Separation of variables -- what to do about the case where we might be dividing by zero? In not a few textbooks, we have some version of this example of a falling body:

Problem. Solve $\frac{dv}{dt} = a - bv$ with the initial condition $(t,v)=(0,0)$.
Solution. Rearrange to get $\frac{dt}{dv} \overset 1= \frac{1}{a - bv}.$
Integrating, $t=-\frac{1}{b}\ln|a-bv|+C_1$.
Rearranging, $e^{b(C_1-t)}=|a-bv|$ or $a-bv=\pm e^{b(C_1-t)}=C_2 e^{-bt}$.
Plug in the initial condition to get $C_2=a$ and $a-bv=ae^{-bt}$.
Now rearrange to get the solution: $v=\frac{a}{b}(1-e^{-bt}).$

My question is: At $\overset 1=$, we assume $a-bv\neq0$---so, how do we handle the case where $a-bv=0$?
(Do we for example simply assert that this never happens? How do we justify this assertion? Or is there some other more careful/precise way of dealing with $a-bv=0$?)
 A: You are correct to be suspicious of this situation. Usually, you will find a mention at the start that these calculations are only for those parts of a solution where the term you divide by is not zero. 
The zero case has to be treated separately. Fortunately in the case of autonomous first order ODE $y'=f(y)$ (with a differentiable $f$) this is easy, if $f(y_*)=0$, then $y(t)=y_*$ is a (constant) solution and by the uniqueness claim of the existence-and-uniqueness theorem no other solution can have the value $y_*$ anywhere.

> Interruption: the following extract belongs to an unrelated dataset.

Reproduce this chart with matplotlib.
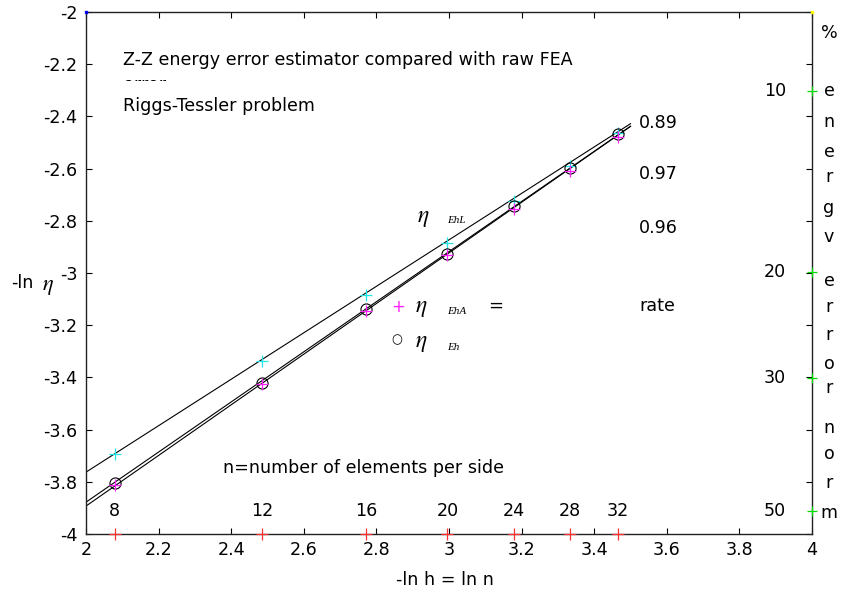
import numpy as np
import matplotlib
matplotlib.use("Agg")
import matplotlib.pyplot as plt
from matplotlib.patches import Rectangle

# ---------------- data ----------------
n_elem = [8, 12, 16, 20, 24, 28, 32]
eta_EhL = [-3.693, -3.337, -3.084, -2.886, -2.723, -2.589, -2.465]
eta_EhA = [-3.812, -3.424, -3.146, -2.932, -2.754, -2.608, -2.480]
eta_Eh = [-3.806, -3.420, -3.139, -2.927, -2.743, -2.596, -2.469]
rates = [0.89, 0.97, 0.96]            # slopes of fitted lines: EhL, EhA, Eh
fit_start = [-3.763, -3.893, -3.878]  # fitted-line values at x = 2
fit_x = [2.0, 3.5]
rate_labels = ["0.89", "0.97", "0.96"]
right_pct = [10, 20, 30, 50]
x_ticks = [2.0, 2.2, 2.4, 2.6, 2.8, 3.0, 3.2, 3.4, 3.6, 3.8, 4.0]
x_tick_labels = ["2", "2.2", "2.4", "2.6", "2.8", "3", "3.2", "3.4", "3.6", "3.8", "4"]
y_ticks = [-4.0, -3.8, -3.6, -3.4, -3.2, -3.0, -2.8, -2.6, -2.4, -2.2, -2.0]
y_tick_labels = ["-4", "-3.8", "-3.6", "-3.4", "-3.2", "-3", "-2.8", "-2.6", "-2.4", "-2.2", "-2"]
right_letters = ["%", "e", "n", "e", "r", "g", "v", "e", "r", "r", "o", "r", "n", "o", "r", "m"]

# ---------------- layout ----------------
W, H = 843, 592
plt.rcParams["font.family"] = ["DejaVu Sans"]
plt.rcParams["mathtext.fontset"] = "stix"
FS = 12.6

fig = plt.figure(figsize=(W / 100, H / 100), dpi=100)
L, R, T, B = 86, 812, 12, 534
ax = fig.add_axes([L / W, 1 - B / H, (R - L) / W, (B - T) / H])


def fx(p):
    return p / W


def fy(p):
    return 1 - p / H


x = np.log(n_elem)
ax.set_xlim(2, 4)
ax.set_ylim(-4, -2)

# fitted lines
xl = np.array(fit_x)
for b, r in zip(fit_start, rates):
    ax.plot(xl, b + r * (xl - 2.0), color="black", lw=0.8, zorder=2)

# points
ax.plot(x, eta_EhL, ls="none", marker="+", ms=9, mew=0.9, color="#22e6e6", zorder=4)
ax.plot(x, eta_Eh, ls="none", marker="o", ms=8, mew=0.8, mfc="none", mec="black", zorder=4)
ax.plot(x, eta_EhA, ls="none", marker="+", ms=8, mew=0.9, color="#ff22ff", zorder=5)

# red markers on bottom axis and n labels
ax.plot(x, [-4] * len(x), ls="none", marker="+", ms=8, mew=0.9, color="#ff3030",
        clip_on=False, zorder=6)
for xi, ni in zip(x, n_elem):
    ax.text(xi, -3.911, str(ni), ha="center", va="center", fontsize=FS)

# right axis labels (percent energy error norm)
ypct = -np.log(right_pct)
ax.plot([4] * len(ypct), ypct, ls="none", marker="+", ms=7, mew=0.9, color="#00dd00",
        clip_on=False, zorder=6)
for yp, p in zip(ypct, right_pct):
    ax.text(3.898, yp, str(p), ha="center", va="center", fontsize=FS)

# corner dots
ax.plot([2], [-2], marker="s", ms=2, mfc="none", mec="blue", clip_on=False, zorder=7)
ax.plot([4], [-2], marker="s", ms=2, mfc="yellow", mec="yellow", clip_on=False, zorder=7)

# ticks
ax.set_xticks(x_ticks)
ax.set_xticklabels(x_tick_labels)
ax.set_yticks(y_ticks)
ax.set_yticklabels(y_tick_labels)
ax.tick_params(direction="in", length=4.5, width=0.8, top=True, right=True,
               labelsize=FS, color="black")
ax.tick_params(axis="x", pad=5)
ax.tick_params(axis="y", pad=6)
for s in ax.spines.values():
    s.set_linewidth(1.0)
    s.set_color("#222222")

# texts
fig.text(fx(122.7), fy(60), "Z-Z energy error estimator compared with raw FEA",
         ha="left", va="center", fontsize=FS, zorder=3)
fig.text(fx(122.7), fy(89.5), "error", ha="left", va="baseline", fontsize=FS, zorder=3)
fig.patches.append(Rectangle((fx(115), fy(97)), fx(80), fy(81.5) - fy(97),
                             transform=fig.transFigure, facecolor="white",
                             edgecolor="none", zorder=4))
fig.text(fx(122.7), fy(106), "Riggs-Tessler problem", ha="left", va="center",
         fontsize=FS, zorder=5)

for lab, yp in zip(rate_labels, [123, 174, 228]):
    fig.text(fx(639), fy(yp), lab, ha="left", va="center", fontsize=FS)
fig.text(fx(639), fy(306), "rate", ha="left", va="center", fontsize=FS)

sub_kw = dict(ha="left", va="center", fontsize=8, family="Liberation Serif", style="italic")
fig.text(fx(423), fy(217), r"$\eta$", ha="center", va="center", fontsize=17)
fig.text(fx(447), fy(221), "EhL", **sub_kw)

fig.text(fx(397.7), fy(307.3), "+", ha="center", va="center", fontsize=12, color="#ff22ff")
fig.text(fx(421.7), fy(307), r"$\eta$", ha="center", va="center", fontsize=17)
fig.text(fx(446.7), fy(312), "EhA", **sub_kw)
fig.text(fx(496), fy(306), "=", ha="center", va="center", fontsize=13)

fig.text(fx(396.7), fy(340), "\u25cb", ha="center", va="center", fontsize=9)
fig.text(fx(421.7), fy(342), r"$\eta$", ha="center", va="center", fontsize=17)
fig.text(fx(446.7), fy(347), "Eh", **sub_kw)

fig.text(fx(222.7), fy(468), "n=number of elements per side", ha="left", va="center",
         fontsize=FS)

# axis labels
fig.text(fx(445), fy(580), "-ln h = ln n", ha="center", va="center", fontsize=FS)
fig.text(fx(11), fy(283), "-ln", ha="left", va="center", fontsize=FS)
fig.text(fx(48), fy(287), r"$\eta$", ha="center", va="center", fontsize=16)

# vertical right text
letter_y = [33, 91, 122, 152, 177, 208, 237, 281, 307, 335, 364, 388, 428, 454, 483, 513]
for ch, yp in zip(right_letters, letter_y):
    fig.text(fx(829), fy(yp), ch, ha="center", va="center", fontsize=FS)

fig.savefig("out.png", dpi=100)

Chances are that in a general solution formula that you get from the separation method or other in the non-zero case, the constant solutions are already included, for "forbidden" or "impossible" parameters of that computation. The "impossible" parameter means situations where a constant solution appears as a limit case as the parameter of the solution family goes to $\infty$. One easy example for such a situation is
$$
y'=1-y^2
\\
\frac{y'}{1+y}+\frac{y'}{1-y}=2,
\\
\left|\frac{1+y}{1-y}\right|=e^{2x+c},
\\
y(x)=\frac{Ce^{2x}-1}{Ce^{2x}+1},~~C=\pm e^c\ne 0,
$$
where you get the constant solution $y=-1$ for the "forbidden" parameter $C=0$ and the other constant solution $y=1$ for the "impossible" parameter $C=\infty$.
A: Let me first point to another issue in this method. You get to the point $|a - bv| = e^{b(C_1 - t)}$ and then introduce a new arbitrary constant $C_2$, saying that $a - bv = C_2e^{-bt}$. Think about this definition for a moment. Given that $C_2$ is supposed to be an arbitrary constant, we are tacitly permitting it to take the value $0$. What value of $C_1$ will produce $C_2 = 0$?

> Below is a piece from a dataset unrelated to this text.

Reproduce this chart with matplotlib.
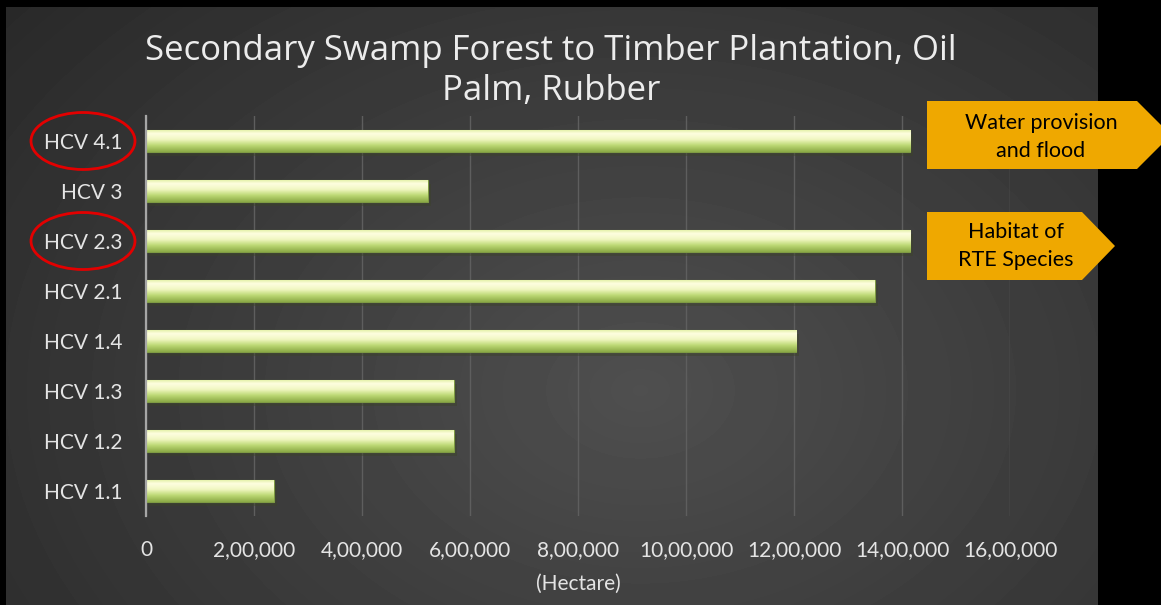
import numpy as np
import matplotlib.pyplot as plt
import matplotlib.patheffects as pe
from matplotlib import transforms
from matplotlib.patches import Ellipse, Polygon
from matplotlib.colors import LinearSegmentedColormap

# Data
categories = ["HCV 1.1", "HCV 1.2", "HCV 1.3", "HCV 1.4", "HCV 2.1", "HCV 2.3", "HCV 3", "HCV 4.1"]
hectares = [237000, 570000, 570000, 1204000, 1350000, 1415000, 522000, 1415000]
x_ticks = [0, 200000, 400000, 600000, 800000, 1000000, 1200000, 1400000, 1600000]
title = "Secondary Swamp Forest to Timber Plantation, Oil\nPalm, Rubber"
x_label = "(Hectare)"
circled = ["HCV 4.1", "HCV 2.3"]
callouts = ["Water provision\nand flood", "Habitat of\nRTE Species"]

plt.rcParams["font.family"] = ["Lato", "DejaVu Sans"]


def indian_format(v):
    """Format a number with Indian digit grouping (12,00,000)."""
    s = str(int(v))
    if len(s) <= 3:
        return s
    head, tail = s[:-3], s[-3:]
    parts = []
    while len(head) > 2:
        parts.insert(0, head[-2:])
        head = head[:-2]
    if head:
        parts.insert(0, head)
    return ",".join(parts) + "," + tail


W, H = 1161, 605
fig = plt.figure(figsize=(W / 100, H / 100), dpi=100)
fig.patch.set_facecolor("black")

# =========================
# Background (radial gradient slide)
# =========================
bg = fig.add_axes([0, 0, 1, 1], zorder=0)
bg.set_xlim(0, W)
bg.set_ylim(H, 0)
bg.axis("off")
yy, xx = np.mgrid[7:605, 6:1098]
d = np.sqrt(((xx - 640) / 720.0) ** 2 + ((yy - 390) / 520.0) ** 2)
val = np.clip(0.31 - 0.13 * d, 0.14, 0.35)
bg.imshow(val, cmap="gray", vmin=0, vmax=1, extent=[6, 1098, 605, 7],
          aspect="auto", interpolation="bilinear")

# =========================
# Main bar chart
# =========================
ax = fig.add_axes([146 / W, 1 - 516 / H, 864 / W, 400 / H], zorder=1)
ax.set_facecolor("none")

y = np.arange(len(categories))
bars = ax.barh(y, hectares, height=0.44, color="#c8df86", edgecolor="#7f9b44",
               linewidth=0.8, zorder=3)
for b in bars:
    b.set_path_effects([pe.SimplePatchShadow(offset=(2, -3), alpha=0.45), pe.Normal()])

bar_cmap = LinearSegmentedColormap.from_list(
    "bar", [(0.0, "#e6f2ac"), (0.15, "#fefee0"), (0.42, "#f1f7c2"),
            (0.7, "#bcd874"), (1.0, "#8cab46")])
grad = np.linspace(0, 1, 64).reshape(-1, 1)
for b in bars:
    x0, y0 = b.get_x(), b.get_y()
    im = ax.imshow(grad, cmap=bar_cmap, aspect="auto", zorder=4,
                   extent=[x0, x0 + b.get_width(), y0, y0 + b.get_height()],
                   interpolation="bilinear")
    im.set_clip_path(b)

ax.set_xlim(0, 1600000)
ax.set_ylim(-0.5, len(categories) - 0.5)
ax.set_xticks(x_ticks)
ax.set_xticklabels([indian_format(v) for v in x_ticks])
ax.set_yticks(y)
ax.set_yticklabels(categories)
ax.tick_params(axis="both", length=0, colors="#e4e4e4", labelsize=15)
ax.tick_params(axis="x", pad=17)
ax.tick_params(axis="y", pad=17)
ax.grid(axis="x", color="#5e5e5e", linewidth=1, zorder=0)
ax.grid(axis="y", visible=False)
for s in ["top", "right", "bottom"]:
    ax.spines[s].set_visible(False)
ax.spines["left"].set_color("#a6a6a6")
ax.spines["left"].set_linewidth(1.6)
ax.spines["left"].set_zorder(5)

ax.set_xlabel(x_label, color="#e4e4e4", fontsize=15)
ax.xaxis.set_label_coords(0.5, -0.145)

fig.text(551 / W, 1 - 71 / H, title, ha="center", va="center", fontsize=25,
         family=["Open Sans", "DejaVu Sans"], color="#ececec", linespacing=1.22)

# Red circles around highlighted labels
mark = transforms.blended_transform_factory(bg.transData, ax.transData)
for lab in circled:
    i = categories.index(lab)
    ax.add_patch(Ellipse((83, i), 104, 1.14, transform=mark, fill=False,
                         edgecolor="#e30000", linewidth=2, clip_on=False, zorder=6))

# Orange callout arrows
ov = fig.add_axes([0, 0, 1, 1], zorder=2)
ov.set_xlim(0, W)
ov.set_ylim(H, 0)
ov.axis("off")
box1 = [(927, 101), (1137, 101), (1171, 135), (1137, 169), (927, 169)]
box2 = [(927, 212), (1082, 212), (1115, 246), (1082, 280), (927, 280)]
for pts in [box1, box2]:
    ov.add_patch(Polygon(pts, closed=True, facecolor="#efa800", edgecolor="none"))
ov.text(1041, 137, callouts[0], ha="center", va="center", fontsize=15.5,
        color="black", linespacing=1.45)
ov.text(1016, 246, callouts[1], ha="center", va="center", fontsize=15.5,
        color="black", linespacing=1.45)

fig.savefig("out.png", dpi=100, facecolor=fig.get_facecolor())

It's not possible; we are trying to make $C_2 = \pm e^{bC_1}$, but the right hand side can never be $0$, no matter the value of $\pm$ and $C_1$. Does this mean $C_2 = 0$ is a new, erroneous solution?
As it turns out, it is new, but it's not erroneous. It is, in fact, the solution we implicitly discarded when we divided by $a - bv$ in the first step. By dividing by this quantity, we were assuming that the function $a - bv$ was not constantly $0$ near the initial value, discarding a possible solution. But, allowing $C_2 = 0$ gives us the solution back.

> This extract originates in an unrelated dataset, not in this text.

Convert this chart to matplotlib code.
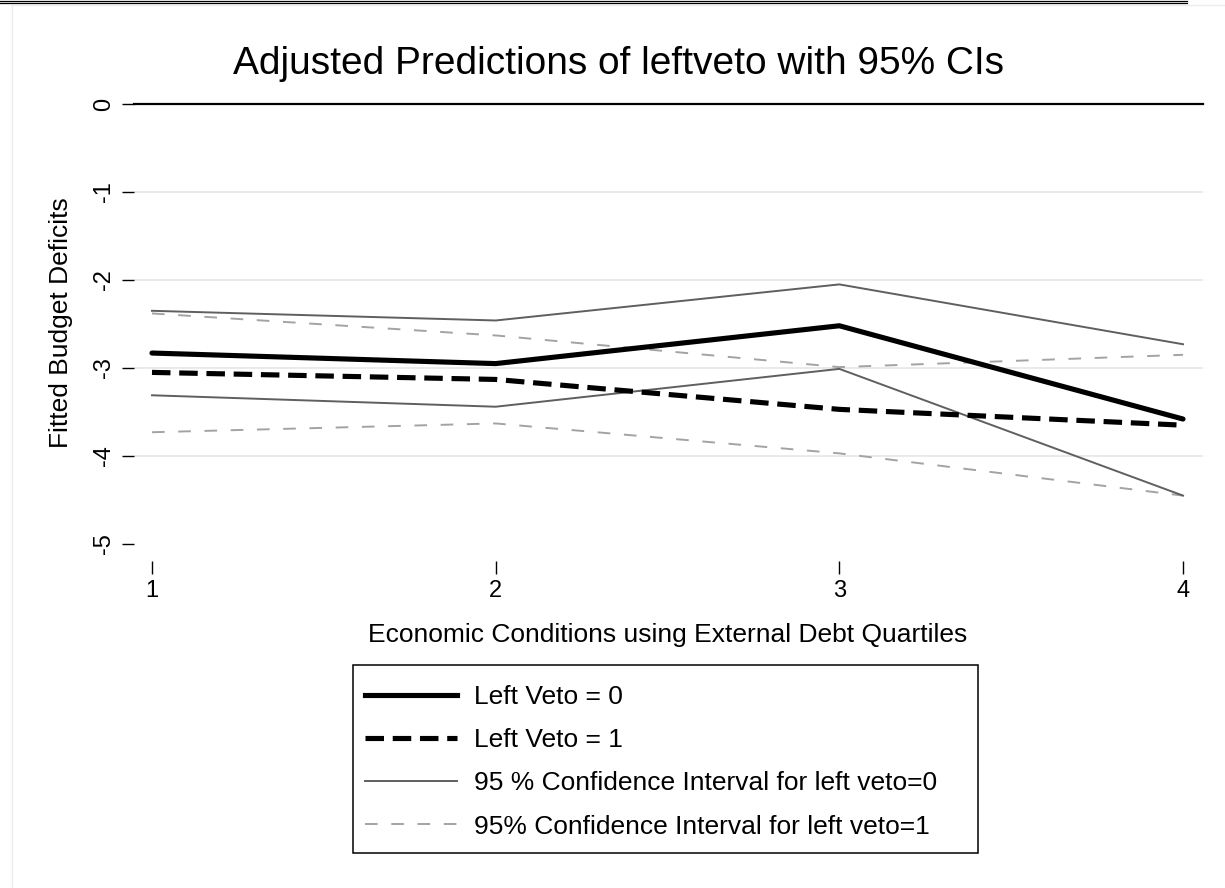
import matplotlib.pyplot as plt
from matplotlib.lines import Line2D
from matplotlib.patches import Rectangle

plt.rcParams['font.family'] = ['Liberation Sans', 'DejaVu Sans']

# External debt quartiles and fitted budget deficits
quartiles = [1, 2, 3, 4]
veto0_fit = [-2.83, -2.95, -2.52, -3.58]
veto1_fit = [-3.05, -3.13, -3.47, -3.65]
veto0_ci_hi = [-2.35, -2.46, -2.05, -2.73]
veto0_ci_lo = [-3.31, -3.44, -3.01, -4.45]
veto1_ci_hi = [-2.38, -2.63, -2.99, -2.85]
veto1_ci_lo = [-3.73, -3.63, -3.97, -4.45]
y_ticks = [0, -1, -2, -3, -4, -5]

W, H = 1225, 888
fig = plt.figure(figsize=(W / 100, H / 100), dpi=100)

# page edges around the graph
fig.add_artist(Line2D([0, 1187 / W], [1 - 1 / H] * 2, color='black', lw=0.9))
fig.add_artist(Line2D([0, 1187 / W], [1 - 3.5 / H] * 2, color='black', lw=0.9))
fig.add_artist(Line2D([11 / W, 1], [1 - 5.5 / H] * 2, color='#ececec', lw=1))
fig.add_artist(Line2D([11.5 / W] * 2, [0, 1 - 5.5 / H], color='#ececec', lw=1))

ax = fig.add_axes([134 / W, 1 - 561 / H, (1203 - 134) / W, (561 - 104) / H])
ax.set_xlim(1 - 18 / 344, 4 + 20 / 344)
ax.set_ylim(-5 - 17 / 88, 0)
for s in ax.spines.values():
    s.set_visible(False)

for t in y_ticks[1:-1]:
    ax.axhline(t, color='#e8e8e8', lw=1.3, zorder=1)
ax.axhline(0, color='black', lw=1.6, zorder=2, clip_on=False)

gray_dash = (0, (6.5, 7))
ax.plot(quartiles, veto0_fit, color='black', lw=3.7, solid_capstyle='round',
        solid_joinstyle='round', zorder=5)
ax.plot(quartiles, veto1_fit, color='black', lw=3.7, dashes=(3.6, 1.7),
        dash_capstyle='butt', zorder=5)
ax.plot(quartiles, veto0_ci_hi, color='#5f5f5f', lw=1.4, zorder=4)
ax.plot(quartiles, veto0_ci_lo, color='#5f5f5f', lw=1.4, zorder=4)
ax.plot(quartiles, veto1_ci_hi, color='#a3a3a3', lw=1.4, linestyle=gray_dash, zorder=3)
ax.plot(quartiles, veto1_ci_lo, color='#a3a3a3', lw=1.4, linestyle=gray_dash, zorder=3)

ax.set_yticks(y_ticks)
ax.set_yticklabels([str(v) for v in y_ticks], rotation=90, va='center', fontsize=17)
ax.set_xticks(quartiles)
ax.set_xticklabels([str(v) for v in quartiles], fontsize=17)
ax.tick_params(axis='y', length=8.5, width=1, pad=5, color='black')
ax.tick_params(axis='x', length=9, width=1, pad=5, color='black')

fig.text(618 / W, 1 - 64 / H, 'Adjusted Predictions of leftveto with 95% CIs',
         ha='center', va='center', fontsize=28)
fig.text(61 / W, 1 - 323 / H, 'Fitted Budget Deficits', rotation=90,
         ha='center', va='center', fontsize=19)
fig.text(668 / W, 1 - 635 / H, 'Economic Conditions using External Debt Quartiles',
         ha='center', va='center', fontsize=19)

handles = [
    Line2D([], [], color='black', lw=3.7),
    Line2D([], [], color='black', lw=3.7, dashes=(3.6, 1.7), dash_capstyle='butt'),
    Line2D([], [], color='#5f5f5f', lw=1.4),
    Line2D([], [], color='#a3a3a3', lw=1.4, linestyle=gray_dash),
]
labels = ['Left Veto = 0', 'Left Veto = 1',
          '95 % Confidence Interval for left veto=0',
          '95% Confidence Interval for left veto=1']
fig.legend(handles, labels, loc='upper left',
           bbox_to_anchor=(353 / W, 1 - 673 / H), frameon=False,
           fontsize=19, handlelength=3.5, handletextpad=0.64,
           labelspacing=0.73, borderpad=0.45, borderaxespad=0)
fig.add_artist(Rectangle((353 / W, 1 - 853 / H), (978 - 353) / W, (853 - 665) / H,
                         transform=fig.transFigure, fill=False,
                         edgecolor='black', lw=1.1))

fig.savefig('out.png', dpi=100, facecolor='white')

I think it's always good to be careful when dividing unknown quantities, and wonder if they are $0$. In the case of separation of variables, though, it typically works out in the end, but I think it's a good thing to keep an eye on.
A: It's a good thought and one must be careful while 
dividing an expression and in general it is a good practice to 
treat these conditions as a separate case , obtain an answer and verify if the solution obtained satisfies the differential equation.
Here, if a - bv = 0 
Implies v = a/b which is constant .
Putting it in orignal equation gives LHS = RHS.
so we can safely eliminate this case for our point of study.
A: You are right to consider $a-bv=0$ as another branch of solution. No body says that the general solution must be obtained presuming $a-bv\ne 0$, unless if initial conditions force us to such. However, once $a-bv=0$, always $a-bv=0$ ! This means that if you fall on the line $v={a\over b}$, you will always remain there because you feel no force or will to leave (${dv\over dt}=0$). Also, if you are elsewhere other than $v={a\over b}$, you will never reach it, as the solution $v={a\over b}(1-e^{-bt})$ suggests. This is because the closer you get to $v={a\over b}$ asymptotically, the slower you move. This reminds a famous fact in physics of general relativity that:

A mass-less particle moving at the speed of light, cannot slow down to any speed below that of light, and a massive particle moving at some speed less that that of light, cannot move at the speed of light!